Raro Video // 1974 // 122 Minutes // Not Rated
Reviewed by Appellate Judge Tom Becker // April 4th, 2012
"The elderly are strange creatures, argumentative and intolerant. Sometimes they're frightened by the loneliness they wished for...other times, they defend it when it's threatened."
Luchino Visconti's penultimate film is a departure from the neorealist dramas that brought him early acclaim (La Terra Trema, Ossessione) and the lavishly produced epics of his later years (The Leopard, The Damned, Ludwig). A thought-provoking and fascinating mix of satire and tragedy, Conversation Piece is an exquisite bit of filmmaking, a near-masterwork that demands rediscovery.
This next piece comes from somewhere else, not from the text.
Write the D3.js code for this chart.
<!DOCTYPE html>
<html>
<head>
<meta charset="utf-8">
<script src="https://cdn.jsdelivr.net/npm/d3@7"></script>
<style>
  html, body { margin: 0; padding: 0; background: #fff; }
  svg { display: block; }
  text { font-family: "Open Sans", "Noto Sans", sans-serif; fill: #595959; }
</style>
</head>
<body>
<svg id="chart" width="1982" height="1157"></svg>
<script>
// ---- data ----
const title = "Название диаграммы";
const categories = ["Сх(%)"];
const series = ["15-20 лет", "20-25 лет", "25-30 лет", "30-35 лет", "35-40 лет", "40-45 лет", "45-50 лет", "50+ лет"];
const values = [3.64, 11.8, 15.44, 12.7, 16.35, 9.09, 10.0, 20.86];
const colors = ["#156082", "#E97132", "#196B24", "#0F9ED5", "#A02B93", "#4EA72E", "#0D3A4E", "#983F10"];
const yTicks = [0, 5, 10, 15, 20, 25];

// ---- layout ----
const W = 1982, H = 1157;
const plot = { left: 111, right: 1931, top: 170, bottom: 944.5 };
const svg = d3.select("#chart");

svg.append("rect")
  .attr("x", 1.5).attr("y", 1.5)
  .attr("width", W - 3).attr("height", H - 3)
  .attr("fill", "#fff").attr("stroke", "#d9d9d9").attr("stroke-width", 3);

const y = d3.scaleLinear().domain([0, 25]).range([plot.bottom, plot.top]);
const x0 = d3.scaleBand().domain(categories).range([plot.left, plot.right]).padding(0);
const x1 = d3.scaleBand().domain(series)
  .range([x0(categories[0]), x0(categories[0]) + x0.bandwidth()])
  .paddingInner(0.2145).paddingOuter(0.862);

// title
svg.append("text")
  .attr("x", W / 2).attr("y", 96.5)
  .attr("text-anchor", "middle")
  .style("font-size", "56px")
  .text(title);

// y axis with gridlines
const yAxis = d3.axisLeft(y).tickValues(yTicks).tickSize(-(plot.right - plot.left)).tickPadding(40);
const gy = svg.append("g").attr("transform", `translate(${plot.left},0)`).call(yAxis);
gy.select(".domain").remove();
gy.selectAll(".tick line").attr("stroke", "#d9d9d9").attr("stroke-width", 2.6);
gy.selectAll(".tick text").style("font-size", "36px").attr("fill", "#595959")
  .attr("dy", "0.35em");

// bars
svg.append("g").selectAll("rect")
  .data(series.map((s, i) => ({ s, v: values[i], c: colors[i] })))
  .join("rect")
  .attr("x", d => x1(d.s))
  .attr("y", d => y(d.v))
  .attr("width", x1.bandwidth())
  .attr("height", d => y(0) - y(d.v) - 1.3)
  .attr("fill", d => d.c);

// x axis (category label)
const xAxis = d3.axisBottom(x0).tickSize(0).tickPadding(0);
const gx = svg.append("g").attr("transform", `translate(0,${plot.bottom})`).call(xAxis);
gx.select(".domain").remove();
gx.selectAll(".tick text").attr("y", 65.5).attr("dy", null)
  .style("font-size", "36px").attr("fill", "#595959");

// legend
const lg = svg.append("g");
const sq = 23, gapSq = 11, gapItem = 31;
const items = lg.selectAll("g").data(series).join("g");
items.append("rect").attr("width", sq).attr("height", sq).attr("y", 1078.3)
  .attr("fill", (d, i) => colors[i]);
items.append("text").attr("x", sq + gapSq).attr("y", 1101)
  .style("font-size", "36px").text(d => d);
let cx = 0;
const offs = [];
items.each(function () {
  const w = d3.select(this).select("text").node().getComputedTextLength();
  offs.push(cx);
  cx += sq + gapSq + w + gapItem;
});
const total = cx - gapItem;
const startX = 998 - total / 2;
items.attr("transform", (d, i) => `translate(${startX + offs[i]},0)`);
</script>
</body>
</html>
The Professor (Burt Lancaster, Sweet Smell of Success) seems content to live out his life in solitude in his well-appointed home, with his art, books, and music as companions. One day, a brash woman, the Marchesa Bianca Brumonti, all but invades his quiet home, demanding that he rent her an apartment on the top floor of his home.
The Professor insists that the apartment isn't for rent -- he's planning to turn it into a library -- but the stylish, bourgeois harridan seems unaccustomed to taking "no" for an answer. A deal is sealed, but the Marchesa will not be using the flat for herself; rather, it's a temporary home for her young lover, Konrad (Helmut Berger, The Secret of Dorian Gray). The Marchesa's teenage daughter, Lietta (Claudia Marsani), and her boyfriend, Stefano (Stefano Patrizi, Young, Violent, Dangerous).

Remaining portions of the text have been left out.